Build the query and proof interface, read-only. Expose queries that return the requested events plus inclusion proofs, ordering proofs, and integrity-chain validation artifacts. The interface must never mutate the log to answer a query.
Wire logging alongside the gate, not inside its permit path. Keep authorization on the governance gate and keep the log independent, so a logging outage cannot silently grant authority. Then add the meta-rule from the disclosure: treat missing required events, unanchored proofs, or detected integrity anomalies as governance-relevant violations with policy-defined consequences.
Record freshness and anti-rollback checkpoints. Persist latest-known-good checkpoints and freshness-related events so stale-authority reliance is detectable against a monotonic reference.
Make the record portable. Because agents migrate, let policy identifiers, continuity references, revocation state, supersession history, anti-rollback checkpoints, and append-only audit artifacts accompany migration or remain independently verifiable, so a receiving system can validate provenance and freshness, not just content.
What This Does Not Give You
This is an architecture, not a drop-in library. There is no package to install and nothing here "just works" on import. The pseudocode is illustrative of the disclosed structure, not a reference implementation, and you are responsible for the cryptographic primitives, the storage substrate, key management, and the proof construction and verification.
It is a disclosed approach, not a benchmarked or productized system. The filing describes how the architecture is structured and why; it does not supply performance numbers, and this guide does not claim throughput, latency, or scale figures. You should measure your own implementation.
Its guarantee is tamper-evidence, not tamper-proofness or prevention. The log makes alteration, removal, and reordering detectable through the integrity chain and proofs; it does not by itself stop a determined operator from attempting them, and it does not prevent a bad action from occurring. Prevention is the job of the separate governance gate, and the disclosure is explicit that the audit system does not participate in runtime authorization and does not retroactively authorize anything.

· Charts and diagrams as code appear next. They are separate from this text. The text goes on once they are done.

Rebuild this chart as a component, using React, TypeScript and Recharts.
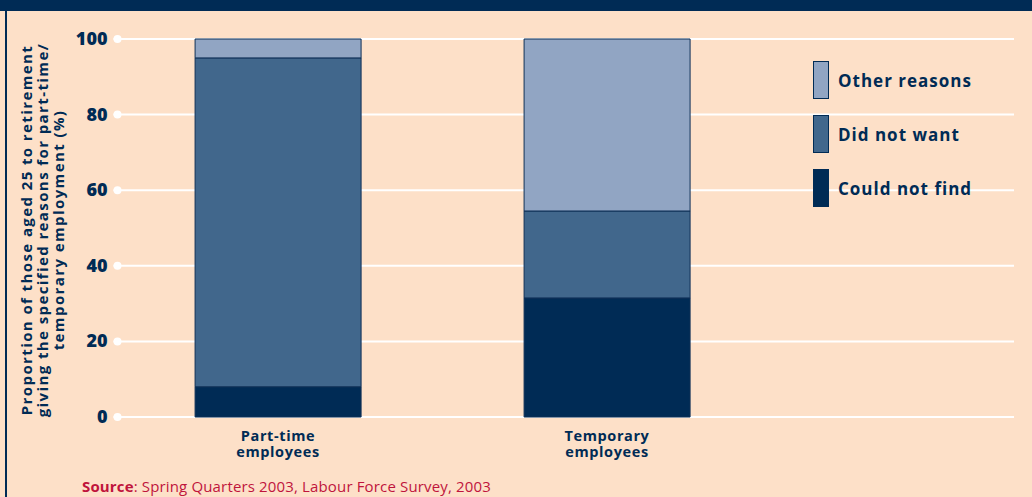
import { BarChart, Bar, XAxis, YAxis, CartesianGrid, Label } from "recharts";

const categories = ["Part-time employees", "Temporary employees"];
const couldNotFind = [8, 31.5];
const didNotWant = [87, 23];
const otherReasons = [5, 45.5];
const yTicks = [0, 20, 40, 60, 80, 100];

const NAVY = "#002B55";
const MID = "#41678C";
const LIGHT = "#91A5C3";
const BG = "#FDE0C8";
const FONT = "'Open Sans', 'DejaVu Sans', sans-serif";

const data = categories.map((name, i) => ({
  name,
  couldNotFind: couldNotFind[i],
  didNotWant: didNotWant[i],
  otherReasons: otherReasons[i],
}));

const legendItems = [
  { label: "Other reasons", color: LIGHT },
  { label: "Did not want", color: MID },
  { label: "Could not find", color: NAVY },
];

const YTick = ({ x, y, payload }: any) => (
  <g>
    <circle cx={x + 4} cy={y} r={4} fill="#fff" />
    <text x={x - 6} y={y + 6} textAnchor="end" fill={NAVY} fontFamily={FONT} fontWeight={800} fontSize={18}>
      {payload.value}
    </text>
  </g>
);

const XTick = ({ x, y, payload }: any) => {
  const words = String(payload.value).split(" ");
  return (
    <text x={x} textAnchor="middle" fill={NAVY} fontFamily={FONT} fontWeight={700} fontSize={14.5} letterSpacing={0.6}>
      <tspan x={x} y={y + 16}>{words[0]}</tspan>
      <tspan x={x} y={y + 32}>{words[1]}</tspan>
    </text>
  );
};

const YLabel = ({ viewBox }: any) => {
  const cy = viewBox.y + viewBox.height / 2 + 2;
  const lines = [
    "Proportion of those aged 25 to retirement",
    "giving the specified reasons for part-time/",
    "temporary employment (%)",
  ];
  return (
    <g>
      {lines.map((l, i) => {
        const lx = 32 + i * 16;
        return (
          <text
            key={i}
            x={lx}
            y={cy}
            transform={`rotate(-90 ${lx} ${cy})`}
            textAnchor="middle"
            fill={NAVY}
            fontFamily={FONT}
            fontWeight={700}
            fontSize={15}
            letterSpacing={1.4}
          >
            {l}
          </text>
        );
      })}
    </g>
  );
};

export default function App() {
  return (
    <div style={{ position: "absolute", left: 0, top: 0, width: 1032, height: 497, background: BG, overflow: "hidden" }}>
      <div style={{ position: "absolute", left: 0, top: 0, width: 1032, height: 11, background: NAVY }} />
      <div style={{ position: "absolute", left: 5, top: 11, width: 2, height: 486, background: NAVY }} />
      <div style={{ position: "absolute", left: 0, top: 0 }}>
        <BarChart
          width={1032}
          height={497}
          data={data}
          margin={{ top: 39, right: 18, bottom: 50, left: 53.5 }}
          barCategoryGap="24.8%"
        >
          <CartesianGrid vertical={false} stroke="#fff" strokeWidth={2} />
          <XAxis
            dataKey="name"
            axisLine={false}
            tickLine={false}
            tick={<XTick />}
            padding={{ left: 0, right: 242.5 }}
            interval={0}
          />
          <YAxis
            domain={[0, 100]}
            ticks={yTicks}
            width={60}
            axisLine={false}
            tickLine={false}
            tickSize={0}
            tickMargin={0}
            tick={<YTick />}
          >
            <Label content={<YLabel />} />
          </YAxis>
          <Bar dataKey="couldNotFind" stackId="a" fill={NAVY} stroke="#0F3057" strokeWidth={1} isAnimationActive={false} />
          <Bar dataKey="didNotWant" stackId="a" fill={MID} stroke="#0F3057" strokeWidth={1} isAnimationActive={false} />
          <Bar dataKey="otherReasons" stackId="a" fill={LIGHT} stroke="#0F3057" strokeWidth={1} isAnimationActive={false} />
        </BarChart>
      </div>
      <div style={{ position: "absolute", left: 813, top: 61 }}>
        {legendItems.map((it) => (
          <div key={it.label} style={{ display: "flex", alignItems: "center", height: 38, marginBottom: 16 }}>
            <div style={{ width: 14, height: 36, background: it.color, border: `1px solid ${NAVY}` }} />
            <span style={{ marginLeft: 9, color: NAVY, fontFamily: FONT, fontWeight: 700, fontSize: 17, letterSpacing: 1 }}>
              {it.label}
            </span>
          </div>
        ))}
      </div>
      <div style={{ position: "absolute", left: 82, top: 476, fontFamily: FONT, fontSize: 15, letterSpacing: 0.15, color: "#C0143C" }}>
        <b>Source</b>: Spring Quarters 2003, Labour Force Survey, 2003
      </div>
    </div>
  );
}
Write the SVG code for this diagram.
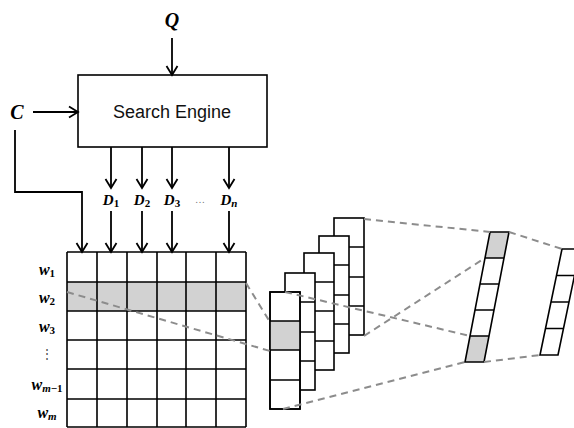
<svg xmlns="http://www.w3.org/2000/svg" width="574" height="428" viewBox="0 0 574 428">
<style>
.ln{stroke:#000;stroke-width:1.8;fill:none}
.ar{stroke:#000;stroke-width:1.8;fill:none;marker-end:url(#arr)}
.cell{stroke:#000;stroke-width:1.6;fill:#fff}
.grid{stroke:#000;stroke-width:1.6;fill:none}
.grey{fill:#d2d2d2}
.dash{stroke:#8c8c8c;stroke-width:2;stroke-dasharray:7,5;fill:none}
.math{font-family:"Liberation Serif","DejaVu Serif",serif;font-weight:bold;font-style:italic;fill:#000}
.sub{font-style:normal}
.lbl{font-family:"Liberation Sans","DejaVu Sans",sans-serif;fill:#111}
</style>
<defs>
<marker id="arr" markerWidth="12" markerHeight="14" refX="10" refY="7" orient="auto" markerUnits="userSpaceOnUse">
<path d="M1,1.5 L10,7 L1,12.5" fill="none" stroke="#000" stroke-width="1.8"/>
</marker>
</defs>
<rect width="574" height="428" fill="#fff"/>

<g id="search-engine">
<rect x="78" y="75" width="189" height="72" class="grid" fill="#fff"/>
<text x="172" y="118" text-anchor="middle" class="lbl" font-size="18">Search Engine</text>
</g>

<g id="label-Q"><text x="172" y="27" text-anchor="middle" class="math" font-size="20">Q</text></g>
<g id="label-C"><text x="17" y="119" text-anchor="middle" class="math" font-size="20">C</text></g>

<g id="doc-labels" class="math" font-size="15">
<text x="111" y="205" text-anchor="middle">D<tspan class="sub" font-size="11" dy="2">1</tspan></text>
<text x="142" y="205" text-anchor="middle">D<tspan class="sub" font-size="11" dy="2">2</tspan></text>
<text x="172" y="205" text-anchor="middle">D<tspan class="sub" font-size="11" dy="2">3</tspan></text>
<text x="200" y="203" text-anchor="middle" font-style="normal" font-weight="normal" font-size="10" fill="#777">…</text>
<text x="229" y="205" text-anchor="middle">D<tspan font-size="11" dy="2">n</tspan></text>
</g>

<g id="word-labels" class="math" font-size="16">
<text x="47" y="275" text-anchor="middle">w<tspan class="sub" font-size="11" dy="2">1</tspan></text>
<text x="47" y="303" text-anchor="middle">w<tspan class="sub" font-size="11" dy="2">2</tspan></text>
<text x="47" y="332" text-anchor="middle">w<tspan class="sub" font-size="11" dy="2">3</tspan></text>
<text x="47" y="358" text-anchor="middle" font-style="normal" font-weight="normal" font-size="12" fill="#444">⋮</text>
<text x="47" y="390" text-anchor="middle">w<tspan font-size="11" dy="2">m</tspan><tspan class="sub" font-size="11">−1</tspan></text>
<text x="47" y="418" text-anchor="middle">w<tspan font-size="11" dy="2">m</tspan></text>
</g>

<g id="matrix">
<rect x="67" y="282" width="179" height="29" class="grey"/>
<path class="grid" d="M67,252H246M67,282H246M67,311H246M67,340H246M67,369H246M67,399H246M67,427H246M67,252V427M97,252V427M127,252V427M157,252V427M186,252V427M216,252V427M246,252V427"/>
</g>

<g id="feature-maps">
<g id="map5"><rect x="334" y="218" width="30" height="117" class="cell"/><path class="grid" d="M334,247H364M334,277H364M334,306H364"/></g>
<g id="map4"><rect x="319" y="236" width="30" height="117" class="cell"/><path class="grid" d="M319,265H349M319,295H349M319,324H349"/></g>
<g id="map3"><rect x="304" y="253" width="30" height="117" class="cell"/><path class="grid" d="M304,282H334M304,311H334M304,341H334"/></g>
<g id="map2"><rect x="285" y="273" width="30" height="117" class="cell"/><path class="grid" d="M285,302H315M285,332H315M285,361H315"/></g>
<g id="map1"><rect x="270" y="292" width="30" height="117" class="cell"/><rect x="270" y="321" width="30" height="29" class="grey"/><path class="grid" d="M270,292H300V409H270ZM270,321H300M270,350H300M270,380H300"/></g>
</g>

<g id="vector1">
<polygon points="490,232 509,232 504,258 485,258" class="grey"/>
<polygon points="470,336 489,336 484,362 465,362" class="grey"/>
<path class="grid" d="M490,232H509L484,362H465ZM485,258H504M480,284H499M475,310H494M470,336H489"/>
</g>

<g id="vector2">
<path class="grid" d="M562,249H580L558,355H540ZM556.5,275.5H574.5M551,302H569M545.5,328.5H563.5"/>
</g>

<g id="connectors">
<line x1="172" y1="38" x2="172" y2="75" class="ar"/>
<line x1="33" y1="112" x2="78" y2="112" class="ar"/>
<polyline points="15,130 15,192 82,192 82,252" class="ar"/>
<line x1="111" y1="147" x2="111" y2="188" class="ar"/>
<line x1="142" y1="147" x2="142" y2="188" class="ar"/>
<line x1="172" y1="147" x2="172" y2="188" class="ar"/>
<line x1="229" y1="147" x2="229" y2="188" class="ar"/>
<line x1="111" y1="211" x2="111" y2="252" class="ar"/>
<line x1="142" y1="211" x2="142" y2="252" class="ar"/>
<line x1="172" y1="211" x2="172" y2="252" class="ar"/>
<line x1="229" y1="211" x2="229" y2="252" class="ar"/>
<line x1="67" y1="292" x2="270" y2="351" class="dash"/>
<line x1="246" y1="283" x2="270" y2="322" class="dash"/>
<line x1="364" y1="219" x2="490" y2="232" class="dash"/>
<line x1="364" y1="336" x2="485" y2="258" class="dash"/>
<line x1="285" y1="292" x2="470" y2="336" class="dash"/>
<line x1="283" y1="409" x2="465" y2="362" class="dash"/>
<line x1="509" y1="232" x2="562" y2="249" class="dash"/>
<line x1="484" y1="362" x2="540" y2="355" class="dash"/>
</g>
</svg>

Finally, scope: the log records governance evidence, that is, authority resolved, verification performed, and the authorization or enforcement outcome. It deliberately does not capture execution payloads or the agent's internal cognition, so it is not a substitute for application-level observability, model tracing, or output logging. If your need is debugging model behavior rather than proving governance decisions, this is the wrong tool for that part of the job.
Disclosure Scope
The architecture described in this guide, including the append-only, integrity-chained governance audit log with inclusion and ordering proofs, the separation of the audit record from runtime authorization, and its relationship to the deterministic governance gate, is disclosed in United States Patent Application 19/561,229. This guide is educational: it explains an approach a developer can implement independently. It is not a warranty, not an offer of software, and not a representation that any implementation is fit for a particular purpose; you are responsible for your own implementation and its correctness.